▶ [Given exercise]
Skip the pictures, please, and write out exactly the lines from the opening of the data through the line containing "343, 344, 345];".

▶ [Stored data]
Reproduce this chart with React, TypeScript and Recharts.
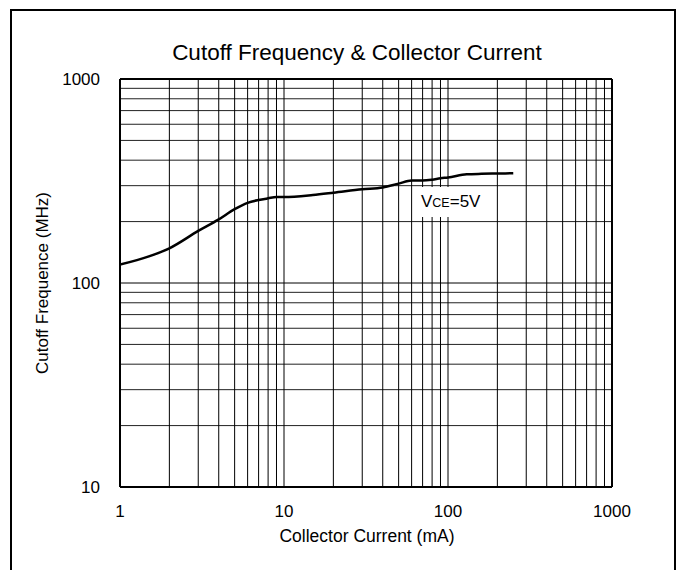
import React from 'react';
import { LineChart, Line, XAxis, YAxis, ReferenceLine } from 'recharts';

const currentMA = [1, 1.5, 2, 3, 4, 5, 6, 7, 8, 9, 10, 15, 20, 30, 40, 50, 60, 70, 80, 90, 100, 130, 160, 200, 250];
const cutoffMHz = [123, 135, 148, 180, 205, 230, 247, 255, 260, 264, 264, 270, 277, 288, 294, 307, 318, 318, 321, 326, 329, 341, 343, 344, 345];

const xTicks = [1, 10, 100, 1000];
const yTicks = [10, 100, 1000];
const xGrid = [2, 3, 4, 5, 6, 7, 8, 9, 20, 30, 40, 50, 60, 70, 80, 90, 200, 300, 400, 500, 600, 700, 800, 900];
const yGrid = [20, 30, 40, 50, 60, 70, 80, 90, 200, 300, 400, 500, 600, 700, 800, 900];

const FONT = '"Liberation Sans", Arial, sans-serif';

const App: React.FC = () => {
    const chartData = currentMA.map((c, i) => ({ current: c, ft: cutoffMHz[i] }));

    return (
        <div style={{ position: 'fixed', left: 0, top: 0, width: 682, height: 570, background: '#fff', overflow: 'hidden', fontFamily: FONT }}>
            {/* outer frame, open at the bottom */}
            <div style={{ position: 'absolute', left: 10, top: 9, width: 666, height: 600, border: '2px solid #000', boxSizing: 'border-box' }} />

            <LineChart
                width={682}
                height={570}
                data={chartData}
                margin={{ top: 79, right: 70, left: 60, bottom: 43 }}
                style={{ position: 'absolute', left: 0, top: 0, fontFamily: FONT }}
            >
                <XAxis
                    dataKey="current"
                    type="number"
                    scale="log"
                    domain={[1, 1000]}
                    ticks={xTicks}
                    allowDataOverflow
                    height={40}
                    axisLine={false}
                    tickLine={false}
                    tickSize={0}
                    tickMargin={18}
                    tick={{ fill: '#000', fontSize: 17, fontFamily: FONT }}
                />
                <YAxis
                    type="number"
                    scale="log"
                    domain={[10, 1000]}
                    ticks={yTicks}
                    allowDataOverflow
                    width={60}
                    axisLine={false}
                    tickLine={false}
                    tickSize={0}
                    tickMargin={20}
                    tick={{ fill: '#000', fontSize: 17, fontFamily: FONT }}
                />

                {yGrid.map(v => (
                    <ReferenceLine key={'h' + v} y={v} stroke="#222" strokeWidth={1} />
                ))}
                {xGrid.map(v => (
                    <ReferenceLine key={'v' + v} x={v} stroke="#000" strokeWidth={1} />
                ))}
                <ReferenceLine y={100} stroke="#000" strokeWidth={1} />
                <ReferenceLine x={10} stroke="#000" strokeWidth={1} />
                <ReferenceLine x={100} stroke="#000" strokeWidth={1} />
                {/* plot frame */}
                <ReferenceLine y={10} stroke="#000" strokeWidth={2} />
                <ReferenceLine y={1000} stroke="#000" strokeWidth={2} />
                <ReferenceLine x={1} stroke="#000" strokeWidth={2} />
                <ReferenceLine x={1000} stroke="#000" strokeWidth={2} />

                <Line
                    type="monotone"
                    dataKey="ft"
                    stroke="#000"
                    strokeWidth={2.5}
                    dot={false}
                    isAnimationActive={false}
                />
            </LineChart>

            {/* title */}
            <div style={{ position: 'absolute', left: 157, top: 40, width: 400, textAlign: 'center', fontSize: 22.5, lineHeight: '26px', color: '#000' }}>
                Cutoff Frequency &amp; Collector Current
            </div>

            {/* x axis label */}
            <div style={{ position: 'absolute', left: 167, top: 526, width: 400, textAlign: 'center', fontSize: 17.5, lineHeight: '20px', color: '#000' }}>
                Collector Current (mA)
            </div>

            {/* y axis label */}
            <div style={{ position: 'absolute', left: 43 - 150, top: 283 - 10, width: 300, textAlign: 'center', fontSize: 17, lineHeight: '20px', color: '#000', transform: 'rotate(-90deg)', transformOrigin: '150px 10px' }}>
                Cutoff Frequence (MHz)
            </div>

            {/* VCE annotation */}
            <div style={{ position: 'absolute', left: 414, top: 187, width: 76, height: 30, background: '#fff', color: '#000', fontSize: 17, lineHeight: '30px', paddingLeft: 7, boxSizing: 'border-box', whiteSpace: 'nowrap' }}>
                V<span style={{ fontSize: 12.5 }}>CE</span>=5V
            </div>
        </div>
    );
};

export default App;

▶ [Reply to the task]
Reproduce this chart with React, TypeScript and Recharts.
import React from 'react';
import { LineChart, Line, XAxis, YAxis, ReferenceLine } from 'recharts';

const currentMA = [1, 1.5, 2, 3, 4, 5, 6, 7, 8, 9, 10, 15, 20, 30, 40, 50, 60, 70, 80, 90, 100, 130, 160, 200, 250];
const cutoffMHz = [123, 135, 148, 180, 205, 230, 247, 255, 260, 264, 264, 270, 277, 288, 294, 307, 318, 318, 321, 326, 329, 341, 343, 344, 345];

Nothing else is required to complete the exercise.